Karena setiap kritik dianggap melawan Tuhan.
Manusia terjebak dalam moralitas budak.
Nilai-nilai dipaksakan dari luar, bukan lahir dari kekuatan dalam diri.
Penderitaan dipelihara, bukan dihapuskan.
Karena penderitaan dianggap “alat Tuhan” untuk menguji iman, padahal bisa jadi hanya hasil dari ciptaan yang memang cacat.
Nietzsche mendorong manusia untuk melihat kenyataan apa adanya, tanpa topeng teologi. Dunia memang getir, seperti anggur murahan. Tetapi dengan mengakuinya, manusia bisa mulai mencipta sesuatu yang lebih baik—alih-alih terus menipu dirinya dengan kata “sempurna.”
Penutup: Antara Kesempurnaan dan Citra yang Dipaksakan
Sejak Epicurus, Voltaire, Nietzsche, hingga teolog modern, pertanyaan yang sama tidak pernah padam: Jika benar Tuhan tidak salah, mengapa ciptaan-Nya penuh kesalahan?
Jawaban demi jawaban telah dicoba: kebebasan manusia, pertumbuhan jiwa, atau misteri yang tak terjangkau. Tetapi semuanya memiliki kelemahan mendasar: mereka tidak menghapus penderitaan nyata. Gempa tetap menghancurkan kota, bayi tetap lahir dengan penyakit, dan orang miskin tetap mati kelaparan.
Mungkin inilah yang membuat metafora sederhana “No one like cheap wine” begitu kuat. Dunia ini seperti anggur murahan: bisa diminum, bisa memabukkan, bahkan kadang terasa manis dalam momen tertentu. Tetapi kualitasnya tetap getir, meninggalkan rasa pahit yang tak bisa dihapus.
Agama menuntut kita berkata: “anggur ini nikmat, karena pembuatnya sempurna.” Tetapi akal dan pengalaman kita tahu: tidak ada yang sungguh-sungguh menyukai anggur murahan. Kita hanya dipaksa untuk menyukainya agar tidak dianggap melawan Sang Pembuat.

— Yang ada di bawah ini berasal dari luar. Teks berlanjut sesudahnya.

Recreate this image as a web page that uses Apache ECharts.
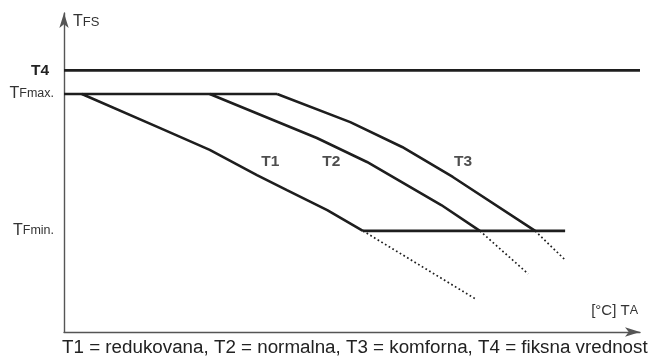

Pertanyaannya kemudian: apakah Tuhan benar-benar tidak salah, ataukah kesempurnaan-Nya hanyalah citra yang dipaksakan oleh diri-Nya sendiri?
Jika Ia benar-benar Maha Kuasa, Ia bisa saja menciptakan dunia tanpa penderitaan ekstrem. Jika Ia benar-benar Maha Pengasih, Ia bisa saja mencegah tragedi yang menimpa orang tak bersalah. Tetapi kenyataan berkata lain.
Mungkin, sebagaimana Nietzsche sarankan, manusia perlu berhenti menipu dirinya. Dunia ini pahit, dan tidak ada salahnya mengakuinya. Mengatakan dunia ini sempurna sama seperti memaksa lidah berkata “anggur murahan itu lezat”—sebuah kebohongan yang dilestarikan demi mempertahankan otoritas.
Pada akhirnya, refleksi ini tidak selalu harus berujung pada penolakan total. Justru mungkin di sinilah letak kematangan spiritual dan intelektual: berani mengakui kontradiksi, tanpa terburu-buru menutupinya dengan dogma.
Tuhan, jika benar ada, mungkin tidak membutuhkan pembelaan dari manusia. Tetapi manusia, jika benar berakal, seharusnya tidak berhenti bertanya: apakah kita memuji kesempurnaan sejati, atau sekadar mengulang-ulang citra yang dipaksakan?